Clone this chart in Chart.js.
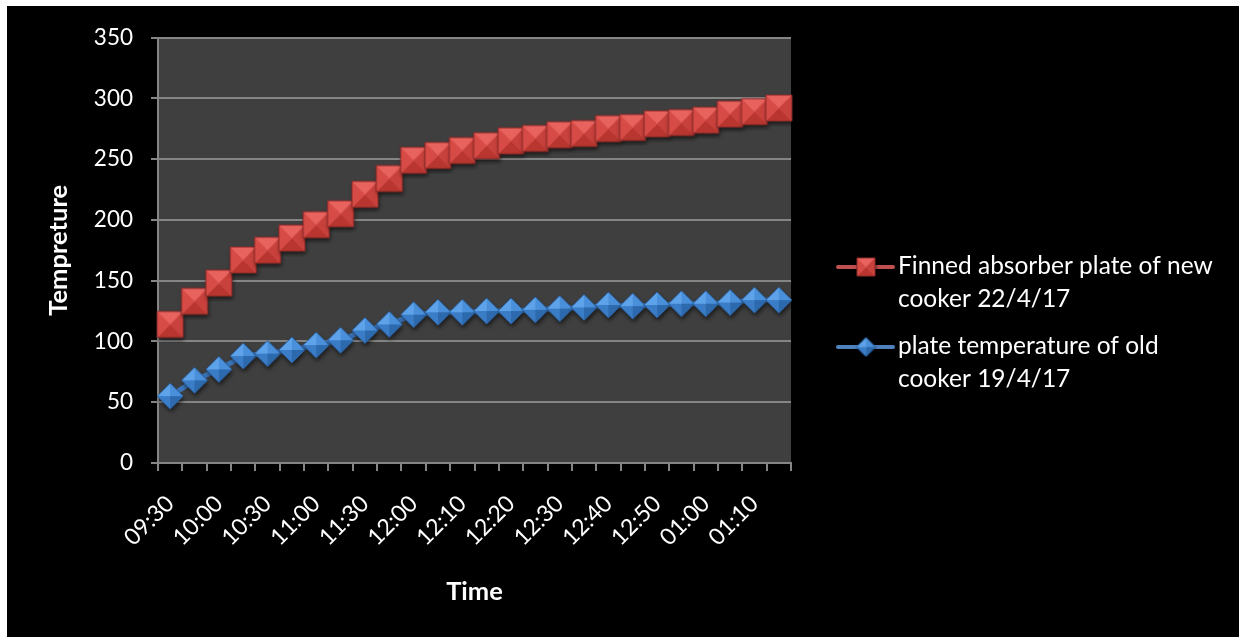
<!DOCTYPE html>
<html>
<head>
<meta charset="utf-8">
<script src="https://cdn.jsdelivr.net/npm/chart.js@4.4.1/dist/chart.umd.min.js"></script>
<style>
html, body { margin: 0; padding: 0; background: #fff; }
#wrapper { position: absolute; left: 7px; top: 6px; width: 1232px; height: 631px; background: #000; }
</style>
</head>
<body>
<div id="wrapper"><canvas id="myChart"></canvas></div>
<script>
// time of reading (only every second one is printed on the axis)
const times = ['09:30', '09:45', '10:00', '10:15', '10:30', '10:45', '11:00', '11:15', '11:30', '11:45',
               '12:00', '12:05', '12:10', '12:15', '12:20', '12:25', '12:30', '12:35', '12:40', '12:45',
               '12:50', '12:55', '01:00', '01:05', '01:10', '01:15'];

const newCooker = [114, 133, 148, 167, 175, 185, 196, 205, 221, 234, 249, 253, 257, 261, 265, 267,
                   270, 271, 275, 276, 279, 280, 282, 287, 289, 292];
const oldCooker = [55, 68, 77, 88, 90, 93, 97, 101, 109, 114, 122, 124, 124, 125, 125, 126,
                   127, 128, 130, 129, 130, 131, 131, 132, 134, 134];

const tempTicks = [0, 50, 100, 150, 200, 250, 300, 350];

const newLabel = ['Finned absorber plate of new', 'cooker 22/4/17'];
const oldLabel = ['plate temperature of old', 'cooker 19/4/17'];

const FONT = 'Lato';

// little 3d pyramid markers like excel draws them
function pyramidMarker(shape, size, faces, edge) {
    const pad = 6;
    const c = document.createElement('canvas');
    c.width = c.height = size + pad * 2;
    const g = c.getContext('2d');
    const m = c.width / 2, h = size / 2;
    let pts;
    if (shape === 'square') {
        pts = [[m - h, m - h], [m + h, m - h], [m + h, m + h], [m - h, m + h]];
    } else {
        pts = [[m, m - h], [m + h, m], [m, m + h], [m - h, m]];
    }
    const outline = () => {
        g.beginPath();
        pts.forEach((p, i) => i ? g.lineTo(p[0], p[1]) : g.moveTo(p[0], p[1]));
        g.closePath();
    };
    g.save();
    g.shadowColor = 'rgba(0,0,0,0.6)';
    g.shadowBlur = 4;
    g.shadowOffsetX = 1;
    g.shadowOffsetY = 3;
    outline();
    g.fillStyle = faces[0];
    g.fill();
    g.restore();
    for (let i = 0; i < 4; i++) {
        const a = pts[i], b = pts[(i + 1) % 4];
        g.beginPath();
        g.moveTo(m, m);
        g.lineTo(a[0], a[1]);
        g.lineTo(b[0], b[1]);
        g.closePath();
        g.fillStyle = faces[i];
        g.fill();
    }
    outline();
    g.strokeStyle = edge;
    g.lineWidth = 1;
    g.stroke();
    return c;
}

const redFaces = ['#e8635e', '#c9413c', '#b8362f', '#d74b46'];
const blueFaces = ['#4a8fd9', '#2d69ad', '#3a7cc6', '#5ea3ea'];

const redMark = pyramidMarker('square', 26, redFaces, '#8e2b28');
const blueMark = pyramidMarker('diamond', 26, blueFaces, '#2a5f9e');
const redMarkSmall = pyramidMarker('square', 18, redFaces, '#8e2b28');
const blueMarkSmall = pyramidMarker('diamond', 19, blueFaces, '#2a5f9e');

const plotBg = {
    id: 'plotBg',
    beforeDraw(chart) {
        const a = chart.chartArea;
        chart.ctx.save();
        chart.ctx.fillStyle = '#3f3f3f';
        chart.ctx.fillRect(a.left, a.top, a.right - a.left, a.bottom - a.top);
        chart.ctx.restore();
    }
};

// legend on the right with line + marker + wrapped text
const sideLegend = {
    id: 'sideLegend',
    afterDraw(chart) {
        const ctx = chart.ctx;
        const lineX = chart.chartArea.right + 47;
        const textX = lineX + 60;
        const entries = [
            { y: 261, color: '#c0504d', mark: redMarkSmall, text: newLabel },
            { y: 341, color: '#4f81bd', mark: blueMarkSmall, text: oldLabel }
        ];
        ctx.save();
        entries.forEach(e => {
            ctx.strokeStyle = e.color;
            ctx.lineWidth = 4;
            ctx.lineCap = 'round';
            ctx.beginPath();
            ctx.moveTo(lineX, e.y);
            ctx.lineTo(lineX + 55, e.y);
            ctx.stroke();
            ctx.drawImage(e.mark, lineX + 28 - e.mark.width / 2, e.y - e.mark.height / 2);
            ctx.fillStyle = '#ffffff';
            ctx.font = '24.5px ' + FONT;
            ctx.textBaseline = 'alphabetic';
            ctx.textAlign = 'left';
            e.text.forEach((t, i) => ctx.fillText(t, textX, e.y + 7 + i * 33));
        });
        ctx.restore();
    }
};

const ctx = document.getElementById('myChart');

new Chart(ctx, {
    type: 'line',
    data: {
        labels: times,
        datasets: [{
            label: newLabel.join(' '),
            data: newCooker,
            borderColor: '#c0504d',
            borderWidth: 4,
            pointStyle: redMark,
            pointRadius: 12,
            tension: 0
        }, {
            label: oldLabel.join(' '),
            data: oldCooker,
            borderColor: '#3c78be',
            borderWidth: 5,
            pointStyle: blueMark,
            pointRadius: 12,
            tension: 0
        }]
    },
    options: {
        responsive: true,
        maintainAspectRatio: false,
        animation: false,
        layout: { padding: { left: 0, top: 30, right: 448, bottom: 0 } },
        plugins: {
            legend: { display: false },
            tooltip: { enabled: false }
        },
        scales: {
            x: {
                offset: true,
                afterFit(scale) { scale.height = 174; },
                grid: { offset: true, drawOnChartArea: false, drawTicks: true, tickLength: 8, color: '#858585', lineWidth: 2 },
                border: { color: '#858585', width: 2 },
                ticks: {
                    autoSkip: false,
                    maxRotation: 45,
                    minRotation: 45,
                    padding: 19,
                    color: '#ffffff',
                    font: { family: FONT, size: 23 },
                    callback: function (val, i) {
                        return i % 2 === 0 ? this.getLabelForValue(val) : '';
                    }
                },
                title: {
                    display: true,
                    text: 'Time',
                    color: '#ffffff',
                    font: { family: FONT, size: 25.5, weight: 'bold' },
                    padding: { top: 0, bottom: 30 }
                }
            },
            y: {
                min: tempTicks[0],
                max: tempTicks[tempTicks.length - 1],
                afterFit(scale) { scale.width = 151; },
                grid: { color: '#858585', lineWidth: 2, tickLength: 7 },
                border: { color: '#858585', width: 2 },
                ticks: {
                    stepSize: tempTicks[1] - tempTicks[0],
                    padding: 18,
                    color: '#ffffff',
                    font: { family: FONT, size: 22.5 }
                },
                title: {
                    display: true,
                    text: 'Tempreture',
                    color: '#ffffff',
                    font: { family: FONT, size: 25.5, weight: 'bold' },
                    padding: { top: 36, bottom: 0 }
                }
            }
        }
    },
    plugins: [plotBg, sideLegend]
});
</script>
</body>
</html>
▬▬▬▬▬▬
Written instruction: Give again, word for word, every line from the top of the data above to the line holding "const FONT = 'Lato';", inclusive, with the pictures left out.

Reply to the task:
Clone this chart in Chart.js.
<!DOCTYPE html>
<html>
<head>
<meta charset="utf-8">
<script src="https://cdn.jsdelivr.net/npm/chart.js@4.4.1/dist/chart.umd.min.js"></script>
<style>
html, body { margin: 0; padding: 0; background: #fff; }
#wrapper { position: absolute; left: 7px; top: 6px; width: 1232px; height: 631px; background: #000; }
</style>
</head>
<body>
<div id="wrapper"><canvas id="myChart"></canvas></div>
<script>
// time of reading (only every second one is printed on the axis)
const times = ['09:30', '09:45', '10:00', '10:15', '10:30', '10:45', '11:00', '11:15', '11:30', '11:45',
               '12:00', '12:05', '12:10', '12:15', '12:20', '12:25', '12:30', '12:35', '12:40', '12:45',
               '12:50', '12:55', '01:00', '01:05', '01:10', '01:15'];

const newCooker = [114, 133, 148, 167, 175, 185, 196, 205, 221, 234, 249, 253, 257, 261, 265, 267,
                   270, 271, 275, 276, 279, 280, 282, 287, 289, 292];
const oldCooker = [55, 68, 77, 88, 90, 93, 97, 101, 109, 114, 122, 124, 124, 125, 125, 126,
                   127, 128, 130, 129, 130, 131, 131, 132, 134, 134];

const tempTicks = [0, 50, 100, 150, 200, 250, 300, 350];

const newLabel = ['Finned absorber plate of new', 'cooker 22/4/17'];
const oldLabel = ['plate temperature of old', 'cooker 19/4/17'];

const FONT = 'Lato';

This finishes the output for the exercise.